What you need to do
Which lines below hold the word "diagram"? Copy all of them.

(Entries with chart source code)
** start **
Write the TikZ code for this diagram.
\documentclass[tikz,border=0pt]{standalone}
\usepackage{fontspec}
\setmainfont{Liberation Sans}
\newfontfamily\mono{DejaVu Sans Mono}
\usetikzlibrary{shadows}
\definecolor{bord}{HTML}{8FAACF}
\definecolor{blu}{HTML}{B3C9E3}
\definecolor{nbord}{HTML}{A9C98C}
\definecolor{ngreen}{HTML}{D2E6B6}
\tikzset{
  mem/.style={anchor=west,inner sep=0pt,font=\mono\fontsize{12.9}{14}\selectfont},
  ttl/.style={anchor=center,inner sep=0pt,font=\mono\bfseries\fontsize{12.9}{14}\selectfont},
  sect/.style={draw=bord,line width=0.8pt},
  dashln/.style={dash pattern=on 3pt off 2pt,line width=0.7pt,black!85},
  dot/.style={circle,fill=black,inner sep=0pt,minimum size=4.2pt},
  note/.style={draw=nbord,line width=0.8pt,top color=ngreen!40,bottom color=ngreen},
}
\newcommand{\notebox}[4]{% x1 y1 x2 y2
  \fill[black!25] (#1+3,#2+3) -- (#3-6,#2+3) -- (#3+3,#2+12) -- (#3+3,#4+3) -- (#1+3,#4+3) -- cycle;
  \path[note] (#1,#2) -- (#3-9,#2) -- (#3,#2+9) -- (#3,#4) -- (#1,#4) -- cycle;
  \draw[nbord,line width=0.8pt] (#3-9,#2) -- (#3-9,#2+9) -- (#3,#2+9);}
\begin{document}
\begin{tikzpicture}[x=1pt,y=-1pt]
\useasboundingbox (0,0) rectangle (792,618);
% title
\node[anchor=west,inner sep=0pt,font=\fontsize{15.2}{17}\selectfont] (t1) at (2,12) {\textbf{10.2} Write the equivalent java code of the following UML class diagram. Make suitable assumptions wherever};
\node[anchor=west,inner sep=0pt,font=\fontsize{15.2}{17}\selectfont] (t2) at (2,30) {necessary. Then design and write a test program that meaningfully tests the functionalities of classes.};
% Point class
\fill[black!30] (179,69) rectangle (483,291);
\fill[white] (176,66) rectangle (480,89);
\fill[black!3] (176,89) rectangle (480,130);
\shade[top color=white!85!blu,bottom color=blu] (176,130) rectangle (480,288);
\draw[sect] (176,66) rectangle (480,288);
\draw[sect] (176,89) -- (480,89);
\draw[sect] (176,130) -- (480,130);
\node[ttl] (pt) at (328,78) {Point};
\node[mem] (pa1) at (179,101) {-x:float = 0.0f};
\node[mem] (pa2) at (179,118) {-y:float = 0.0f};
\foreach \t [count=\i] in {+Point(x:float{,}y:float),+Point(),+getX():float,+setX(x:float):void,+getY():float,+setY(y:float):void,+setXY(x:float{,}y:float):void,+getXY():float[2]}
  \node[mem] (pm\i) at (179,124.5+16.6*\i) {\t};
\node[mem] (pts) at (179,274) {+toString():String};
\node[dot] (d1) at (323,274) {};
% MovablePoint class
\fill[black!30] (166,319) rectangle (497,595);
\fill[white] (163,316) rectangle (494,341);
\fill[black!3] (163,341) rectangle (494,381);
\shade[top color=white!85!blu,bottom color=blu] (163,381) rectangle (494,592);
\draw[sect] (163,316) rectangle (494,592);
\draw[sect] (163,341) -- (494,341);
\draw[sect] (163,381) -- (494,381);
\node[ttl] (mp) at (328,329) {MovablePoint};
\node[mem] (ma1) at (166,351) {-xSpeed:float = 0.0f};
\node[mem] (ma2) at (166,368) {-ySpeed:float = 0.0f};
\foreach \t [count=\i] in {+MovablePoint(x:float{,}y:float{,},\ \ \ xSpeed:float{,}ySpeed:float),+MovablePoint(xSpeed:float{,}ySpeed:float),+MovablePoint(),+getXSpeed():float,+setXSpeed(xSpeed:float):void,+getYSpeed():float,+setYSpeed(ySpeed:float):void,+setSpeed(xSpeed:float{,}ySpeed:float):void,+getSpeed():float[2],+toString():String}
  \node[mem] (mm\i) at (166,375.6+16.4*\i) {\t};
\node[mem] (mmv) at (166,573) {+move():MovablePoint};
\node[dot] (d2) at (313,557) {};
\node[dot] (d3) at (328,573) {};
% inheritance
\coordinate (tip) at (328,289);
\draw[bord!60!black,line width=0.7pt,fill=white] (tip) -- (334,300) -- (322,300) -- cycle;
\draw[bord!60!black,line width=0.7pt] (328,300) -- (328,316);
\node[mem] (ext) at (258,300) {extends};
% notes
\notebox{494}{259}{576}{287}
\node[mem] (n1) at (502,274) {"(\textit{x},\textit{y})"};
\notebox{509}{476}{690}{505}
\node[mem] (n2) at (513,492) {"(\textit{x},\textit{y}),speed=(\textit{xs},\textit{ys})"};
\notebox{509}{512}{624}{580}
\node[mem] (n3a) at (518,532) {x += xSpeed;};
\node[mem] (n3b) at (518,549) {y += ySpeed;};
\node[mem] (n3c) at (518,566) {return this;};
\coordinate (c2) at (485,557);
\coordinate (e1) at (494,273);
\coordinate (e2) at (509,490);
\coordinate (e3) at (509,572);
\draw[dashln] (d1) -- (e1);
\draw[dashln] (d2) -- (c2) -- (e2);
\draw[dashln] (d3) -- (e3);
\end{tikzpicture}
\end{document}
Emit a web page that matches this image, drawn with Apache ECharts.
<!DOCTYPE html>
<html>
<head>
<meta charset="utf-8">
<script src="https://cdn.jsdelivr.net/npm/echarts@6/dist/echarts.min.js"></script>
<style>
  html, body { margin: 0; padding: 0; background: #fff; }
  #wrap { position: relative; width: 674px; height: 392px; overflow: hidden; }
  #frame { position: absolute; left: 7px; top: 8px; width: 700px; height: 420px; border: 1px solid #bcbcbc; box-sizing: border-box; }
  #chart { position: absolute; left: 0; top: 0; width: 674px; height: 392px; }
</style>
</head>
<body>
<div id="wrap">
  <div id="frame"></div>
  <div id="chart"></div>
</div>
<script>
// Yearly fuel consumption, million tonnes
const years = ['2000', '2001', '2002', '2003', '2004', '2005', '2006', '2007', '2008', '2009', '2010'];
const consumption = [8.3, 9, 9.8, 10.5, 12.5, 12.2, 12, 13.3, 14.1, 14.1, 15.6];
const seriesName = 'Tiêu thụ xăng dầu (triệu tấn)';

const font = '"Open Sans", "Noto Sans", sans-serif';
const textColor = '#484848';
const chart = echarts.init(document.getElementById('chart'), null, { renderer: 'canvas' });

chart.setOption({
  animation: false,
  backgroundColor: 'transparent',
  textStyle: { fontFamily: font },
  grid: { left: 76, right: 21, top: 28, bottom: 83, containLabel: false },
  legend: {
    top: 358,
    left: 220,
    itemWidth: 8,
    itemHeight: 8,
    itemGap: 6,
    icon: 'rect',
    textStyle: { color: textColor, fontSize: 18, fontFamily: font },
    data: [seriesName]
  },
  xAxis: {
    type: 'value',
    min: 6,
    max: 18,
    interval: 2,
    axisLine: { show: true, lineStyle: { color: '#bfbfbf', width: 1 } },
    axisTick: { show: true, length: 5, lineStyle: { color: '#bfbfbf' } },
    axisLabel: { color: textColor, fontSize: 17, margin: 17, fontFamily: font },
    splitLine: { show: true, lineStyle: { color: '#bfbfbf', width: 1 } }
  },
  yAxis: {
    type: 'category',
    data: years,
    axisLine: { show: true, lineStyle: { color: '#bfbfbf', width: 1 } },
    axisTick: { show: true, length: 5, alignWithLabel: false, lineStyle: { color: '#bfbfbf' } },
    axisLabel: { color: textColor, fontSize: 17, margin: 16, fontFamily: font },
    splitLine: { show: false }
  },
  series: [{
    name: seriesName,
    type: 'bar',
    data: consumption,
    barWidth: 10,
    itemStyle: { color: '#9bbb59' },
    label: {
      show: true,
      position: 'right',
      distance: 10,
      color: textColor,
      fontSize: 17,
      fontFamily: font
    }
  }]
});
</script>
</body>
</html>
** end **
Task answer
Write the TikZ code for this diagram.
\node[anchor=west,inner sep=0pt,font=\fontsize{15.2}{17}\selectfont] (t1) at (2,12) {\textbf{10.2} Write the equivalent java code of the following UML class diagram. Make suitable assumptions wherever};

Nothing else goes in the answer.